Gold is down more than 1% on Wednesday and 5.5% in the last two weeks, failing to find any firm buying support after taking off at the end of September. Declining almost daily over the previous two weeks, it wiped away nearly all its gains of the recent rally, going back to levels of $1630. The technical picture looks contradictory, with something for both bulls and bears.
During the sell-off last week, gold returned under the 200-week moving average, signalling that the bears are still in control of the long-term trend in the metal. The last time we saw a similar technical pattern was in 2013. The analogy is reinforced by the fact that there were several years of solid gold price increases in response to the recession, rate cuts and QE. This was followed by a correction and a false attempt to push gold to renewed highs.

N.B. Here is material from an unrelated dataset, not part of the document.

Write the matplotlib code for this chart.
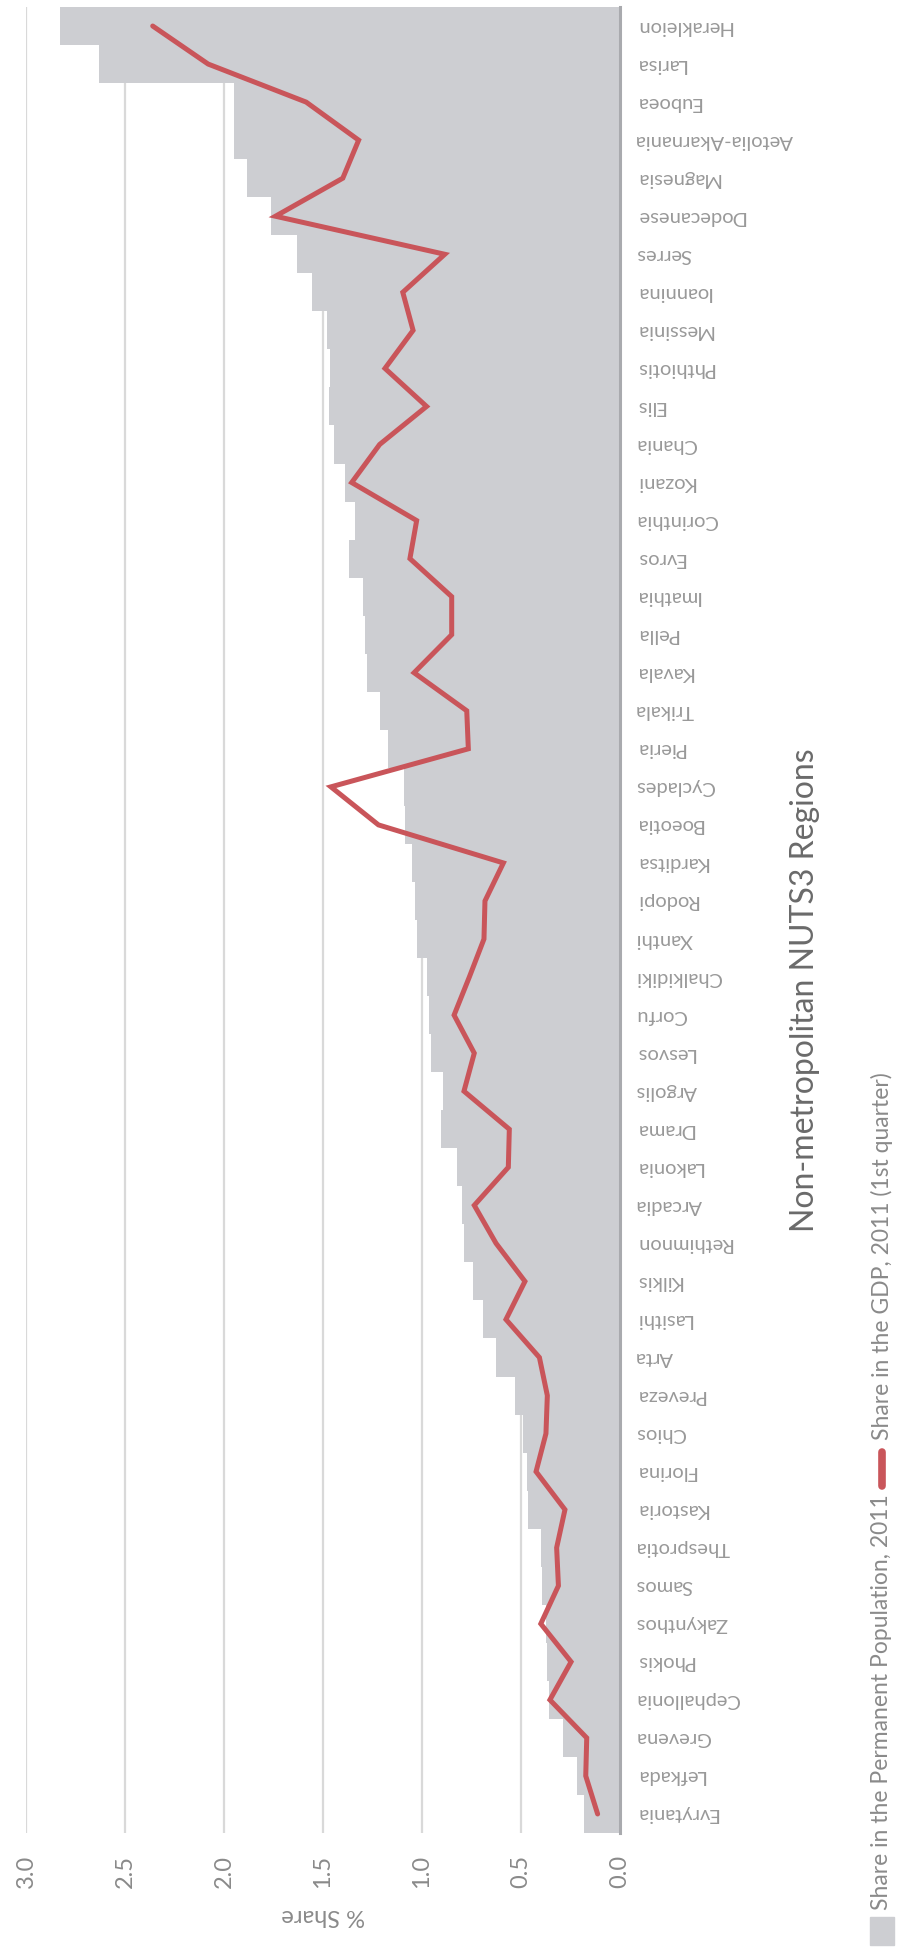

But the economic slowdown played against the demand for the precious metal.
At that time, a renewed failure under the 200-week mark was followed by an absolute surrender, which took 18% off the price within seven weeks. The bearish trend finally died out two and a half years later.
Despite the frightening similarity in the weekly chart, there are differences from what happened ten years prior. Back then, the price of gold reached the bottom on the day of the first Fed rate hike, an event that did not stop the pressure this time.
On the daily candlestick charts, the rally in gold was stopped by the 50-day moving average, which has acted as resistance more than once since April of this year. However, the bullish divergence between the price and the RSI remains in force, indicating that the bearish momentum is locally exhausted.
Should gold close this week below its 200-week average, which is now near $1680, the chances of a bearish scenario would increase sharply. In the recent history of free-floating, gold has fallen 18-30% after falling below the 200-week average. Translated to our prices, that implies a downside potential to $1350 or down to $1150, where the first level coincides with the upper bound of the 2013-2018 trading range and the lower level is near the lows of that same prolonged range.